Problem to work on —
All lines below must be repeated exactly, with the pictures omitted.

Data shown —
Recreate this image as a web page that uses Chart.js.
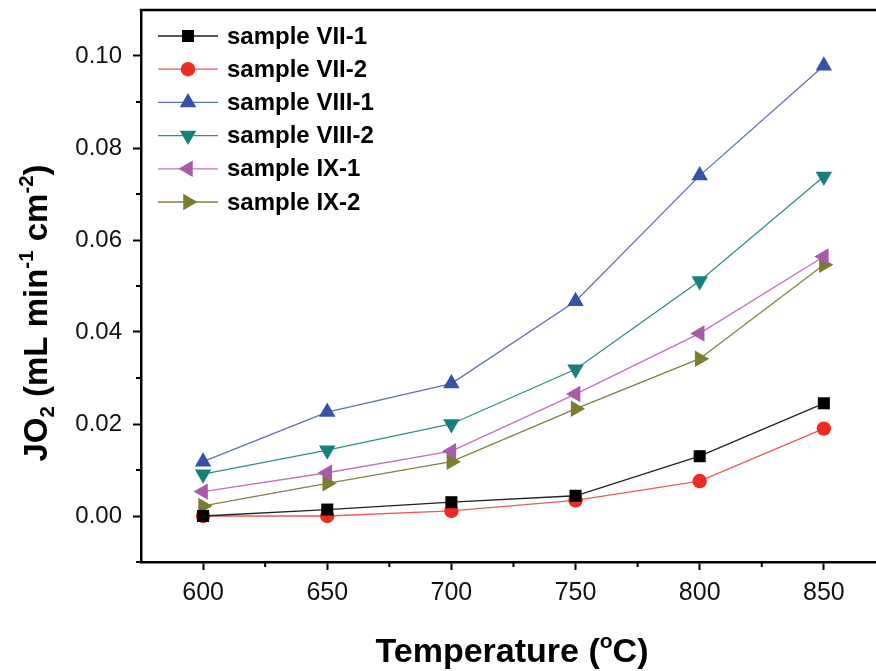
<!DOCTYPE html>
<html>
<head>
<meta charset="utf-8">
<script src="https://cdn.jsdelivr.net/npm/chart.js@4/dist/chart.umd.min.js"></script>
<style>
  html, body { margin: 0; padding: 0; background: #fff; overflow: hidden; }
  #wrap { width: 876px; height: 671px; }
</style>
</head>
<body>
<div id="wrap"><canvas id="jo2Chart" width="876" height="671"></canvas></div>
<script>
// temperatures (°C)
const temps = [600, 650, 700, 750, 800, 850];

// JO2 values (mL min-1 cm-2)
const vii1  = [0.0000, 0.0014, 0.0030, 0.0044, 0.0130, 0.0245];
const vii2  = [0.0000, 0.0000, 0.0011, 0.0034, 0.0076, 0.0190];
const viii1 = [0.0118, 0.0226, 0.0288, 0.0467, 0.0740, 0.0979];
const viii2 = [0.0091, 0.0143, 0.0200, 0.0319, 0.0511, 0.0738];
const ix1   = [0.0053, 0.0094, 0.0141, 0.0265, 0.0397, 0.0564];
const ix2   = [0.0022, 0.0071, 0.0118, 0.0233, 0.0342, 0.0546];

const seriesNames = ['sample VII-1', 'sample VII-2', 'sample VIII-1', 'sample VIII-2', 'sample IX-1', 'sample IX-2'];

// ticks
const xTicks = [600, 650, 700, 750, 800, 850];
const xMinor = [625, 675, 725, 775, 825];
const yTicks = [0.00, 0.02, 0.04, 0.06, 0.08, 0.10];
const yMinor = [-0.01, 0.01, 0.03, 0.05, 0.07, 0.09];

const FONT = '"Liberation Sans", Arial, Helvetica, sans-serif';

function pts(vals) {
    return temps.map((t, i) => ({ x: t, y: vals[i] }));
}

function ds(label, vals, fill, line, style, rot, r) {
    return {
        label: label,
        data: pts(vals),
        borderColor: line,
        borderWidth: 1.3,
        backgroundColor: fill,
        pointBackgroundColor: fill,
        pointBorderColor: fill,
        pointBorderWidth: 0,
        pointStyle: style,
        pointRotation: rot,
        pointRadius: r,
        pointHoverRadius: r,
        tension: 0
    };
}

const datasets = [
    ds(seriesNames[0], vii1, '#000000', '#222222', 'rect', 0, 8.5),
    ds(seriesNames[1], vii2, '#ee2b25', '#f05a55', 'circle', 0, 7.2),
    ds(seriesNames[2], viii1, '#3552a6', '#5b6fc3', 'triangle', 0, 9.5),
    ds(seriesNames[3], viii2, '#178079', '#2e8e89', 'triangle', 180, 9.5),
    ds(seriesNames[4], ix1, '#a95aa8', '#c071c0', 'triangle', -90, 9.5),
    ds(seriesNames[5], ix2, '#7a7c31', '#7f8240', 'triangle', 90, 9.5)
];

// draws text pieces with sub/superscripts
function richText(ctx, parts, x, y, size) {
    let cx = x;
    parts.forEach(p => {
        const s = p.mode ? size * 0.62 : size;
        ctx.font = 'bold ' + s + 'px ' + FONT;
        let dy = 0;
        if (p.mode === 'sup') dy = -size * 0.42;
        if (p.mode === 'sub') dy = size * 0.2;
        ctx.fillText(p.t, cx, y + dy);
        cx += ctx.measureText(p.t).width;
    });
    return cx - x;
}

function richWidth(ctx, parts, size) {
    let w = 0;
    parts.forEach(p => {
        const s = p.mode ? size * 0.62 : size;
        ctx.font = 'bold ' + s + 'px ' + FONT;
        w += ctx.measureText(p.t).width;
    });
    return w;
}

function noPad(axis) {
    axis.paddingTop = 0;
    axis.paddingBottom = 0;
    axis.paddingLeft = 0;
    axis.paddingRight = 0;
}

const decorPlugin = {
    id: 'decor',
    afterDraw(chart) {
        const ctx = chart.ctx;
        const area = chart.chartArea;
        const xs = chart.scales.x, ys = chart.scales.y;
        ctx.save();

        // top frame line
        ctx.strokeStyle = '#000';
        ctx.lineWidth = 2.5;
        ctx.beginPath();
        ctx.moveTo(area.left - 1.25, area.top);
        ctx.lineTo(chart.width, area.top);
        ctx.stroke();

        // minor ticks
        ctx.lineWidth = 2;
        ctx.beginPath();
        xMinor.forEach(v => {
            const px = xs.getPixelForValue(v);
            ctx.moveTo(px, area.bottom);
            ctx.lineTo(px, area.bottom + 5);
        });
        yMinor.forEach(v => {
            const py = ys.getPixelForValue(v);
            ctx.moveTo(area.left, py);
            ctx.lineTo(area.left - 5, py);
        });
        ctx.stroke();

        // legend
        const lx0 = 158, lx1 = 218, mx = 188, tx = 227, ly0 = 36, step = 33.2;
        chart.data.datasets.forEach((d, i) => {
            const y = ly0 + i * step;
            ctx.strokeStyle = d.borderColor;
            ctx.lineWidth = 1.3;
            ctx.beginPath();
            ctx.moveTo(lx0, y);
            ctx.lineTo(lx1, y);
            ctx.stroke();
            ctx.fillStyle = d.pointBackgroundColor;
            ctx.strokeStyle = d.pointBackgroundColor;
            Chart.helpers.drawPoint(ctx, {
                pointStyle: d.pointStyle,
                rotation: d.pointRotation,
                radius: d.pointRadius,
                borderWidth: 0
            }, mx, y);
            ctx.fillStyle = '#000';
            ctx.font = 'bold 24px ' + FONT;
            ctx.textBaseline = 'middle';
            ctx.textAlign = 'left';
            ctx.fillText(d.label, tx, y + 1);
        });

        // axis titles
        ctx.fillStyle = '#000';
        ctx.textBaseline = 'alphabetic';
        ctx.textAlign = 'left';
        const xt = [{ t: 'Temperature (' }, { t: 'o', mode: 'sup' }, { t: 'C)' }];
        const xw = richWidth(ctx, xt, 34);
        richText(ctx, xt, 512 - xw / 2, 662, 34);

        const yt = [{ t: 'JO' }, { t: '2', mode: 'sub' }, { t: ' (mL min' }, { t: '-1', mode: 'sup' },
                    { t: ' cm' }, { t: '-2', mode: 'sup' }, { t: ')' }];
        const yw = richWidth(ctx, yt, 33);
        ctx.translate(47, 313);
        ctx.rotate(-Math.PI / 2);
        richText(ctx, yt, -yw / 2, 0, 33);

        ctx.restore();
    }
};

new Chart(document.getElementById('jo2Chart'), {
    type: 'line',
    data: { datasets: datasets },
    plugins: [decorPlugin],
    options: {
        responsive: false,
        animation: false,
        layout: { autoPadding: false, padding: { top: 10, right: 0, left: 0, bottom: 0 } },
        plugins: {
            legend: { display: false },
            tooltip: { enabled: false }
        },
        scales: {
            x: {
                type: 'linear',
                min: 575,
                max: 871,
                afterBuildTicks: axis => { axis.ticks = xTicks.map(v => ({ value: v })); },
                afterFit: axis => { axis.height = 109; noPad(axis); },
                border: { display: true, color: '#000', width: 2.5 },
                grid: { drawOnChartArea: false, drawTicks: true, tickLength: 8, tickWidth: 2, color: '#000' },
                ticks: {
                    color: '#111',
                    font: { family: FONT, size: 25 },
                    padding: 8,
                    maxRotation: 0
                }
            },
            y: {
                type: 'linear',
                min: -0.01,
                max: 0.11,
                afterBuildTicks: axis => { axis.ticks = yTicks.map(v => ({ value: v })); },
                afterFit: axis => { axis.width = 141; noPad(axis); },
                border: { display: true, color: '#000', width: 2.5 },
                grid: { drawOnChartArea: false, drawTicks: true, tickLength: 8, tickWidth: 2, color: '#000' },
                ticks: {
                    color: '#111',
                    font: { family: FONT, size: 24 },
                    padding: 11,
                    callback: v => v.toFixed(2)
                }
            }
        }
    }
});
</script>
</body>
</html>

Solution to the exercise —
Recreate this image as a web page that uses Chart.js.
<!DOCTYPE html>
<html>
<head>
<meta charset="utf-8">
<script src="https://cdn.jsdelivr.net/npm/chart.js@4/dist/chart.umd.min.js"></script>
<style>
  html, body { margin: 0; padding: 0; background: #fff; overflow: hidden; }
  #wrap { width: 876px; height: 671px; }
</style>
</head>
<body>
<div id="wrap"><canvas id="jo2Chart" width="876" height="671"></canvas></div>
<script>
// temperatures (°C)
const temps = [600, 650, 700, 750, 800, 850];

// JO2 values (mL min-1 cm-2)
const vii1  = [0.0000, 0.0014, 0.0030, 0.0044, 0.0130, 0.0245];
const vii2  = [0.0000, 0.0000, 0.0011, 0.0034, 0.0076, 0.0190];
const viii1 = [0.0118, 0.0226, 0.0288, 0.0467, 0.0740, 0.0979];
const viii2 = [0.0091, 0.0143, 0.0200, 0.0319, 0.0511, 0.0738];
const ix1   = [0.0053, 0.0094, 0.0141, 0.0265, 0.0397, 0.0564];
const ix2   = [0.0022, 0.0071, 0.0118, 0.0233, 0.0342, 0.0546];

const seriesNames = ['sample VII-1', 'sample VII-2', 'sample VIII-1', 'sample VIII-2', 'sample IX-1', 'sample IX-2'];

// ticks
const xTicks = [600, 650, 700, 750, 800, 850];
const xMinor = [625, 675, 725, 775, 825];
const yTicks = [0.00, 0.02, 0.04, 0.06, 0.08, 0.10];
const yMinor = [-0.01, 0.01, 0.03, 0.05, 0.07, 0.09];

const FONT = '"Liberation Sans", Arial, Helvetica, sans-serif';

function pts(vals) {
    return temps.map((t, i) => ({ x: t, y: vals[i] }));
}

function ds(label, vals, fill, line, style, rot, r) {
    return {
        label: label,
        data: pts(vals),
        borderColor: line,
        borderWidth: 1.3,
        backgroundColor: fill,
        pointBackgroundColor: fill,
        pointBorderColor: fill,
        pointBorderWidth: 0,
        pointStyle: style,
        pointRotation: rot,
        pointRadius: r,
        pointHoverRadius: r,
        tension: 0
    };
}

const datasets = [
    ds(seriesNames[0], vii1, '#000000', '#222222', 'rect', 0, 8.5),
    ds(seriesNames[1], vii2, '#ee2b25', '#f05a55', 'circle', 0, 7.2),
    ds(seriesNames[2], viii1, '#3552a6', '#5b6fc3', 'triangle', 0, 9.5),
    ds(seriesNames[3], viii2, '#178079', '#2e8e89', 'triangle', 180, 9.5),
    ds(seriesNames[4], ix1, '#a95aa8', '#c071c0', 'triangle', -90, 9.5),
    ds(seriesNames[5], ix2, '#7a7c31', '#7f8240', 'triangle', 90, 9.5)
];

// draws text pieces with sub/superscripts
function richText(ctx, parts, x, y, size) {
    let cx = x;
    parts.forEach(p => {
        const s = p.mode ? size * 0.62 : size;
        ctx.font = 'bold ' + s + 'px ' + FONT;
        let dy = 0;
        if (p.mode === 'sup') dy = -size * 0.42;
        if (p.mode === 'sub') dy = size * 0.2;
        ctx.fillText(p.t, cx, y + dy);
        cx += ctx.measureText(p.t).width;
    });
    return cx - x;
}

function richWidth(ctx, parts, size) {
    let w = 0;
    parts.forEach(p => {
        const s = p.mode ? size * 0.62 : size;
        ctx.font = 'bold ' + s + 'px ' + FONT;
        w += ctx.measureText(p.t).width;
    });
    return w;
}

function noPad(axis) {
    axis.paddingTop = 0;
    axis.paddingBottom = 0;
    axis.paddingLeft = 0;
    axis.paddingRight = 0;
}

const decorPlugin = {
    id: 'decor',
    afterDraw(chart) {
        const ctx = chart.ctx;
        const area = chart.chartArea;
        const xs = chart.scales.x, ys = chart.scales.y;
        ctx.save();

        // top frame line
        ctx.strokeStyle = '#000';
        ctx.lineWidth = 2.5;
        ctx.beginPath();
        ctx.moveTo(area.left - 1.25, area.top);
        ctx.lineTo(chart.width, area.top);
        ctx.stroke();

        // minor ticks
        ctx.lineWidth = 2;
        ctx.beginPath();
        xMinor.forEach(v => {
            const px = xs.getPixelForValue(v);
            ctx.moveTo(px, area.bottom);
            ctx.lineTo(px, area.bottom + 5);
        });
        yMinor.forEach(v => {
            const py = ys.getPixelForValue(v);
            ctx.moveTo(area.left, py);
            ctx.lineTo(area.left - 5, py);
        });
        ctx.stroke();

        // legend
        const lx0 = 158, lx1 = 218, mx = 188, tx = 227, ly0 = 36, step = 33.2;
        chart.data.datasets.forEach((d, i) => {
            const y = ly0 + i * step;
            ctx.strokeStyle = d.borderColor;
            ctx.lineWidth = 1.3;
            ctx.beginPath();
            ctx.moveTo(lx0, y);
            ctx.lineTo(lx1, y);
            ctx.stroke();
            ctx.fillStyle = d.pointBackgroundColor;
            ctx.strokeStyle = d.pointBackgroundColor;
            Chart.helpers.drawPoint(ctx, {
                pointStyle: d.pointStyle,
                rotation: d.pointRotation,
                radius: d.pointRadius,
                borderWidth: 0
            }, mx, y);
            ctx.fillStyle = '#000';
            ctx.font = 'bold 24px ' + FONT;
            ctx.textBaseline = 'middle';
            ctx.textAlign = 'left';
            ctx.fillText(d.label, tx, y + 1);
        });

        // axis titles
        ctx.fillStyle = '#000';
        ctx.textBaseline = 'alphabetic';
        ctx.textAlign = 'left';
        const xt = [{ t: 'Temperature (' }, { t: 'o', mode: 'sup' }, { t: 'C)' }];
        const xw = richWidth(ctx, xt, 34);
        richText(ctx, xt, 512 - xw / 2, 662, 34);

        const yt = [{ t: 'JO' }, { t: '2', mode: 'sub' }, { t: ' (mL min' }, { t: '-1', mode: 'sup' },
                    { t: ' cm' }, { t: '-2', mode: 'sup' }, { t: ')' }];
        const yw = richWidth(ctx, yt, 33);
        ctx.translate(47, 313);
        ctx.rotate(-Math.PI / 2);
        richText(ctx, yt, -yw / 2, 0, 33);

        ctx.restore();
    }
};

new Chart(document.getElementById('jo2Chart'), {
    type: 'line',
    data: { datasets: datasets },
    plugins: [decorPlugin],
    options: {
        responsive: false,
        animation: false,
        layout: { autoPadding: false, padding: { top: 10, right: 0, left: 0, bottom: 0 } },
        plugins: {
            legend: { display: false },
            tooltip: { enabled: false }
        },
        scales: {
            x: {
                type: 'linear',
                min: 575,
                max: 871,
                afterBuildTicks: axis => { axis.ticks = xTicks.map(v => ({ value: v })); },
                afterFit: axis => { axis.height = 109; noPad(axis); },
                border: { display: true, color: '#000', width: 2.5 },
                grid: { drawOnChartArea: false, drawTicks: true, tickLength: 8, tickWidth: 2, color: '#000' },
                ticks: {
                    color: '#111',
                    font: { family: FONT, size: 25 },
                    padding: 8,
                    maxRotation: 0
                }
            },
            y: {
                type: 'linear',
                min: -0.01,
                max: 0.11,
                afterBuildTicks: axis => { axis.ticks = yTicks.map(v => ({ value: v })); },
                afterFit: axis => { axis.width = 141; noPad(axis); },
                border: { display: true, color: '#000', width: 2.5 },
                grid: { drawOnChartArea: false, drawTicks: true, tickLength: 8, tickWidth: 2, color: '#000' },
                ticks: {
                    color: '#111',
                    font: { family: FONT, size: 24 },
                    padding: 11,
                    callback: v => v.toFixed(2)
                }
            }
        }
    }
});
</script>
</body>
</html>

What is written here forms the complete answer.